Today’s workforce is more agile than ever before as technology transforms the way we do business. Thanks to Wi-Fi and mobile devices, employees are often encouraged to work from anywhere or bring their own devices into the office. But with this newfound flexibility comes new risks.
While many companies are making the move to mobile, so are cyber criminals. Below are a few reasons crafty hackers are specifically drawn to mobile devices and what you can do to insulate yourself against this growing threat.
Unprotected Wi-Fi: Remote employees love free Wi-Fi, but many are completely unaware of the risks of joining an unfamiliar connection. Cyber eavesdroppers can often steal information in transit over insecure Wi-Fi connections, even if the data is being sent to a secure network. Especially cunning hackers may even set up a phony hotspot to snare unsuspecting users and pilfer their most valuable data. Don’t conflate ‘work from anywhere’ with ‘work from any connection!’

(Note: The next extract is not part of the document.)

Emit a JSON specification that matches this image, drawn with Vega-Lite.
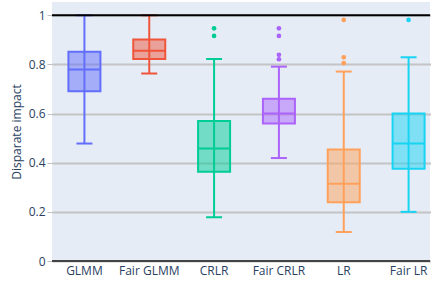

If you want to connect to the internet safely and privately, update your Wi-Fi settings to block open sharing with other devices. Consider using a Virtual Private Network or VPN to turn your public connection into a personal one. Finally, turn off your Wi-Fi connection when you are not using it. This will reduce the time available for hackers to penetrate your firewall.
Image source Flickr
Trojan Horse Apps: Sad to say, many of the consumer apps available for download on the app store are downright dangerous — either because they are unguarded or malicious. Phony flashlight and calculator apps, for example, have been known to contain spyware which tracks a user’s keystrokes or phone calls, and can even be used to listen in on their conversations or sell personal information to advertisers.
Mobile app security depends on a keen eye and warry thumb. If an app doesn’t seem right, don’t click it. Don’t just trust the reviews, be on the lookout for grammatical or spelling errors, unnecessary permissions or apps which eat up a considerable amount for no discernable reason. Take notice of these red flags to better protect your mobile app security.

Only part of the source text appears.